Wednesday, September 24, 2014

Six Years Later PSA

This is a blog that I repost every year, because it is something that is, for obvious reasons, very important to me to educate and inform people about. Since posting about my experience with an ectopic pregnancy and talking about it, several women have told me that knowing the symptoms was what got them to the hospital in time. Please read it. Please tell other women about it.

This is a particularly painful time for me to post this, and my heart goes out to anyone who may be struggling with fertility issues or loss. You are not alone. I wish you peace and joy in the life that you have, even if it is not the life you'd imagined for yourself, and I wish you all the strength and support you need to find that peace and joy. (And I also want you to know it's okay to not be okay now, and it's okay to not be okay sometimes even after you are okay.)

First and foremost, I'm glad I'm not dead.

Seriously. I'm really, really glad I'm not dead. That would have sucked. And, thanks to the fact that I recognized warning symptoms and had some emergency surgery five years ago today, I get to be alive to appreciate being alive. I'm a big fan.
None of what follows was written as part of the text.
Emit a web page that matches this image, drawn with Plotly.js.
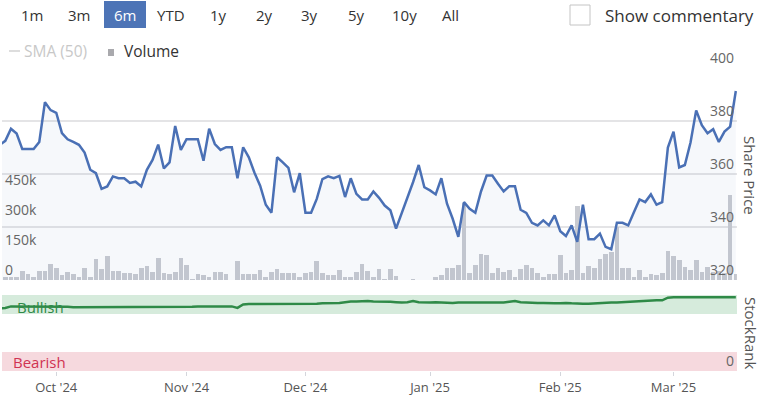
<!DOCTYPE html>
<html><head><meta charset="utf-8">
<script src="https://cdn.plot.ly/plotly-3.0.1.min.js"></script>
<style>html,body{margin:0;padding:0;background:#fff}#chart{width:765px;height:395px}</style>
</head><body><div id="chart"></div>
<script>
// ---- data ----
const dates = [
'2024-09-17','2024-09-18','2024-09-19','2024-09-20','2024-09-23','2024-09-24','2024-09-25','2024-09-26','2024-09-27','2024-09-30',
'2024-10-01','2024-10-02','2024-10-03','2024-10-04','2024-10-07','2024-10-08','2024-10-09','2024-10-10','2024-10-11','2024-10-14','2024-10-15','2024-10-16','2024-10-17','2024-10-18','2024-10-21','2024-10-22','2024-10-23','2024-10-24','2024-10-25','2024-10-28','2024-10-29','2024-10-30','2024-10-31',
'2024-11-01','2024-11-04','2024-11-05','2024-11-06','2024-11-07','2024-11-08','2024-11-11','2024-11-12','2024-11-13','2024-11-14','2024-11-15','2024-11-18','2024-11-19','2024-11-20','2024-11-21','2024-11-22','2024-11-25','2024-11-26','2024-11-27','2024-11-28','2024-11-29',
'2024-12-02','2024-12-03','2024-12-04','2024-12-05','2024-12-06','2024-12-09','2024-12-10','2024-12-11','2024-12-12','2024-12-13','2024-12-16','2024-12-17','2024-12-18','2024-12-19','2024-12-20','2024-12-23','2024-12-24','2024-12-25','2024-12-26','2024-12-27','2024-12-30','2024-12-31',
'2025-01-01','2025-01-02','2025-01-03','2025-01-06','2025-01-07','2025-01-08','2025-01-09','2025-01-10','2025-01-13','2025-01-14','2025-01-15','2025-01-16','2025-01-17','2025-01-20','2025-01-21','2025-01-22','2025-01-23','2025-01-24','2025-01-27','2025-01-28','2025-01-29','2025-01-30','2025-01-31',
'2025-02-03','2025-02-04','2025-02-05','2025-02-06','2025-02-07','2025-02-10','2025-02-11','2025-02-12','2025-02-13','2025-02-14','2025-02-17','2025-02-18','2025-02-19','2025-02-20','2025-02-21','2025-02-24','2025-02-25','2025-02-26','2025-02-27','2025-02-28',
'2025-03-03','2025-03-04','2025-03-05','2025-03-06','2025-03-07','2025-03-10','2025-03-11','2025-03-12','2025-03-13','2025-03-14','2025-03-17','2025-03-18'
];
const sharePrice = [
371.0,372.5,377.1,375.3,369.4,369.4,369.4,372.1,387.1,384.1,
383.1,375.4,373.1,372.1,371.0,368.1,361.6,360.3,354.4,355.3,359.1,358.4,358.4,356.6,357.1,355.3,361.6,365.3,371.1,362.1,364.4,378.1,369.1,
373.1,373.1,373.1,365.0,377.1,371.3,369.1,370.1,370.1,358.4,370.1,366.3,360.5,355.6,348.4,345.4,366.3,364.4,362.3,353.1,360.3,
345.4,345.4,350.6,358.1,359.1,358.4,359.3,351.3,358.4,352.5,350.4,350.4,353.4,351.0,348.1,346.3,339.4,345.0,351.3,356.9,363.4,355.0,
353.8,352.3,358.4,348.8,343.1,336.3,349.4,346.9,345.4,353.4,359.4,359.4,356.3,353.4,355.4,355.4,346.5,345.3,341.6,340.6,342.5,340.6,344.4,
338.4,336.6,340.6,334.4,348.4,335.4,335.4,337.5,332.5,331.6,341.6,341.6,340.6,345.6,350.4,349.4,352.3,348.4,349.4,370.0,
376.0,362.5,363.4,371.9,384.0,378.4,375.4,376.9,372.1,376.0,377.9,391.3
];
const volumeK = [
17,17,13,13,43,30,17,43,43,80,
62,25,42,28,13,62,17,103,55,120,43,43,37,33,30,62,70,42,112,37,30,42,112,
75,3,30,25,17,42,42,30,2,95,30,30,30,50,17,42,53,37,37,37,17,
37,42,95,37,25,25,50,17,17,42,80,47,17,55,5,55,20,0,0,5,0,0,
0,17,25,62,62,75,383,37,75,130,125,37,62,42,50,17,55,75,62,37,17,30,30,
125,37,50,370,37,70,62,105,130,142,267,62,62,17,50,17,28,25,37,145,
120,100,67,50,100,42,67,42,45,35,425,28
];
const stockRank = [
82,83,85,85,85,85,85,85,85,85,
85,85,84.5,84,84,84,84,84.5,84,84,84,84,84,84.5,84,84,84,84,84,84,84,84,84.5,
84.5,84.5,85,85,85,85,85,85,85,83,87.5,88,88,88,88,88,88,88,88,88,88,
88,88.5,88.5,89,89,89,89.5,90.5,91.5,91.5,92,92,91.5,91.5,91,91,90.5,90,90.5,92,90.5,90,
90,90.5,90,90,89.5,90,90,90,90,90,89.5,90,90,90,91,92,90.5,90,90,89.5,89.5,89,89,
89,89.5,89,88.5,88.5,88.5,89,89.5,89.5,90,90,90.5,91,91.5,91.5,92,92.5,93,93,96.5,
97,97,97,97.2,97.3,97.5,97.5,97.3,97.2,97,97,97
];
const monthTicks = ['2024-10-01','2024-11-01','2024-12-02','2025-01-01','2025-02-03','2025-03-03'];
const monthLabels = ["Oct '24","Nov '24","Dec '24","Jan '25","Feb '25","Mar '25"];
const priceTicks = [320,340,360,380,400];
const volumeTicks = [0,150000,300000,450000];
const volumeTickLabels = ['0','150k','300k','450k'];
const rankTicks = [0];
const rangeButtons = ['1m','3m','6m','YTD','1y','2y','3y','5y','10y','All'];
const selectedButton = '6m';

// ---- layout helpers ----
const W = 765, H = 395, ML = 2, MR = 28, MT = 68, MB = 24;
const px = x => (x - ML) / (W - ML - MR);
const py = y => (H - MB - y) / (H - MT - MB);
const noon = d => d + ' 12:00';
const xs = dates.map(noon);
const volume = volumeK.map(v => v * 1000);

const FONT = '"Open Sans", "DejaVu Sans", sans-serif';
const traces = [
  { type: 'bar', x: xs, y: volume, xaxis: 'x', yaxis: 'y',
    marker: { color: '#c9cbd1', line: { width: 0 } }, width: 0.82 * 86400000,
    hoverinfo: 'skip', showlegend: false },
  { type: 'scatter', mode: 'lines', x: xs, y: sharePrice, xaxis: 'x', yaxis: 'y2',
    line: { color: '#4a70b5', width: 2.5 }, fill: 'tozeroy', fillcolor: 'rgba(74,112,181,0.05)',
    hoverinfo: 'skip', showlegend: false },
  { type: 'scatter', mode: 'lines', x: xs, y: stockRank, xaxis: 'x', yaxis: 'y3',
    line: { color: '#2f8a47', width: 2.5 }, hoverinfo: 'skip', showlegend: false }
];

const btnX = [32, 79, 125, 171, 218, 264, 309, 356, 404, 450];
const annotations = [];
const shapes = [];
rangeButtons.forEach((b, i) => {
  const sel = b === selectedButton;
  if (sel) shapes.push({ type: 'rect', xref: 'paper', yref: 'paper', x0: px(btnX[i] - 21), x1: px(btnX[i] + 21),
    y0: py(28), y1: py(1), fillcolor: '#4d74b6', line: { width: 0 } });
  annotations.push({ xref: 'paper', yref: 'paper', x: px(btnX[i]), y: py(15), xanchor: 'center', yanchor: 'middle',
    text: b, showarrow: false, font: { family: FONT, size: 15, color: sel ? '#ffffff' : '#333333' } });
});
// checkbox + label
shapes.push({ type: 'rect', xref: 'paper', yref: 'paper', x0: px(570), x1: px(590), y0: py(25), y1: py(5),
  fillcolor: '#ffffff', line: { color: '#c4c4c4', width: 1 } });
annotations.push({ xref: 'paper', yref: 'paper', x: px(603), y: py(15), xanchor: 'left', yanchor: 'middle',
  text: 'Show commentary', showarrow: false, font: { family: FONT, size: 17, color: '#333333' } });
// legend
shapes.push({ type: 'line', xref: 'paper', yref: 'paper', x0: px(9), x1: px(20), y0: py(51), y1: py(51),
  line: { color: '#dddddd', width: 2 } });
annotations.push({ xref: 'paper', yref: 'paper', x: px(22), y: py(51), xanchor: 'left', yanchor: 'middle',
  text: 'SMA (50)', showarrow: false, font: { family: FONT, size: 15.5, color: '#c8c8c8' } });
shapes.push({ type: 'rect', xref: 'paper', yref: 'paper', x0: px(108), x1: px(114), y0: py(56), y1: py(49),
  fillcolor: '#a9a9ad', line: { width: 0 } });
annotations.push({ xref: 'paper', yref: 'paper', x: px(122), y: py(51), xanchor: 'left', yanchor: 'middle',
  text: 'Volume', showarrow: false, font: { family: FONT, size: 15.5, color: '#333333' } });
// rank bands
shapes.push({ type: 'rect', xref: 'paper', yref: 'y3', x0: 0, x1: 1, y0: 75, y1: 100,
  fillcolor: '#d6ebdc', line: { width: 0 }, layer: 'below' });
shapes.push({ type: 'rect', xref: 'paper', yref: 'y3', x0: 0, x1: 1, y0: 0, y1: 25,
  fillcolor: '#f6d9de', line: { width: 0 }, layer: 'below' });
annotations.push({ xref: 'paper', yref: 'paper', x: px(15), y: py(307), xanchor: 'left', yanchor: 'middle',
  text: 'Bullish', showarrow: false, font: { family: FONT, size: 15, color: '#2f8a47' } });
annotations.push({ xref: 'paper', yref: 'paper', x: px(11), y: py(362), xanchor: 'left', yanchor: 'middle',
  text: 'Bearish', showarrow: false, font: { family: FONT, size: 15, color: '#d03352' } });
// axis titles
annotations.push({ xref: 'paper', yref: 'paper', x: px(750), y: py(175), xanchor: 'center', yanchor: 'middle',
  text: 'Share Price', textangle: 90, showarrow: false, font: { family: FONT, size: 15, color: '#555555' } });
annotations.push({ xref: 'paper', yref: 'paper', x: px(751), y: py(333), xanchor: 'center', yanchor: 'middle',
  text: 'StockRank', textangle: 90, showarrow: false, font: { family: FONT, size: 15, color: '#555555' } });

const tickFont = { family: FONT, size: 14, color: '#666666' };
const layout = {
  width: W, height: H, margin: { l: ML, r: MR, t: MT, b: MB, pad: 0 },
  paper_bgcolor: '#ffffff', plot_bgcolor: 'rgba(0,0,0,0)', showlegend: false,
  font: { family: FONT }, bargap: 0,
  xaxis: { type: 'date', anchor: 'y3', rangebreaks: [{ bounds: ['sat', 'mon'] }],
    range: ['2024-09-17 22:00', '2025-03-18 17:00'],
    tickmode: 'array', tickvals: monthTicks.map(noon), ticktext: monthLabels,
    ticks: 'outside', ticklen: 4, tickcolor: '#d4d6dc', tickwidth: 1,
    tickfont: { family: FONT, size: 13, color: '#555555' },
    showgrid: false, showline: false, zeroline: false, automargin: false, fixedrange: true },
  yaxis: { domain: [91 / 303, 1], side: 'left', range: [0, 1058500],
    tickmode: 'array', tickvals: volumeTicks, ticktext: volumeTickLabels,
    ticklabelposition: 'inside top', ticklabeloverflow: 'allow', ticks: '',
    tickfont: tickFont, showgrid: false, zeroline: false, showline: false, automargin: false, fixedrange: true },
  yaxis2: { overlaying: 'y', side: 'right', range: [320, 400],
    tickmode: 'array', tickvals: priceTicks, ticklabelposition: 'inside top', ticklabeloverflow: 'allow', ticks: '',
    tickfont: tickFont, showgrid: true, gridcolor: '#e4e4e6', gridwidth: 1.5,
    zeroline: false, showline: false, automargin: false, fixedrange: true },
  yaxis3: { domain: [0, 76 / 303], side: 'right', range: [0, 100], anchor: 'x',
    tickmode: 'array', tickvals: rankTicks, ticklabelposition: 'inside top', ticklabeloverflow: 'allow', ticks: '',
    tickfont: tickFont, showgrid: false, zeroline: false, showline: false, automargin: false, fixedrange: true },
  shapes: shapes, annotations: annotations
};
Plotly.newPlot('chart', traces, layout, { displayModeBar: false, staticPlot: true });
</script>
</body></html>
So in honor of my not-dying anniversary, I'm doing a PSA about ectopic pregnancy. Even if you never plan on having children, these are important symptoms to know because you could very well save the life of someone you love. Or your own. (Unless you are a guy, in which case your risk of ectopic pregnancy = non-existent. Still, you like women, right?)

An ectopic pregnancy is a pregnancy in which a fertilized egg implants somewhere other than the uterus. This is a bad thing. Usually the egg implants in the fallopian tube; occasionally it implants other places. 2% of all pregnancies are ectopic. That's 1 in 50. Certain factors increase your risks--tubal scarring, abdominal surgery, endometriosis, fertility treatments, IUDs--but it can happen to anyone. I had no real risk factors.

An even scarier statistic than the one-in-fifty? Ectopic pregnancies are the number one cause of pregnancy-related death. Part of the problem is that many women with ectopic pregnancies don't even know they're pregnant. Because your body doesn't produce as many hormones, you might continue having periods like normal, ignore the sudden pain, go to bed because you're feeling tired and dizzy, and never wake up.

I know that sounds terrible and scary. It is. It happens. So even if you don't think you're pregnant, or if you think you are just having a standard miscarriage (which was what I thought), always, ALWAYS call the doctor if you have any of the following symptoms:

  • Sharp pain on one side of your lower abdomen. When you press down on it, it will be a stabbing pain that you will feel reflected in the other side, but one side will be more tender. Once your tube actually bursts the pain will lessen considerably--DO NOT IGNORE THAT. All it means is that you are now bleeding internally.
  • Feeling dizzy and lightheaded when you aren't lying down. This would be because of the internal bleeding. Also, difficulty and discomfort breathing.
  • And finally, the key symptom: when you lie down, you have a sharp, stabbing pain in your shoulder. This is called referred pain, and is caused by the blood filling up your abdomen and pushing on your lungs. (This is also a symptom of a burst appendix and often happens after abdominal surgery, in case you were interested.) If you EVER have abdominal pain that is reflected in your shoulder when you lie down, go to the hospital immediately. And have someone else drive you.
Like I said, you may not think you are pregnant, but if there is any chance whatsoever you could be and you have these symptoms, have someone drive you to the hospital immediately or call 911. If I had ignored my symptoms and let my husband go to work that day, I probably would have fallen asleep on the couch and never woken up again. I was in surgery within two or three hours of the pain starting, and at that point I had lost so much blood I nearly needed a transfusion.

But, because I am obsessive and had researched every pregnancy-related topic under the sun, I knew something was wrong. And I'm not dead. And that's a good thing.


Here's hoping you never have to recognize the symptoms of an ectopic pregnancy. But now you can, and that's the important thing.

3 comments:

E.B. Black said...

Wow. That's so scary. I'm glad you survived that, too!

Feisty Harriet said...

I really appreciate you posting and re-posting this every year. And I also really appreciate your kindness and understanding of other women and where they may be vs where they want to be when it comes to fertility.

Loves to you
xox

PS I'm also really really glad you aren't dead.

Snow Whiteley said...

Thank you so much for posting this. I didn't see this until just now, but I had some these symptoms just 2 days after you posted this and thought I was having problems with my appendix.

After a quick trip to urgent care and the ER, we figured out it was an ectopic pregnancy and I was immediately admitted to the hospital. Thanks for being so open about your experience. Your info really could save lives.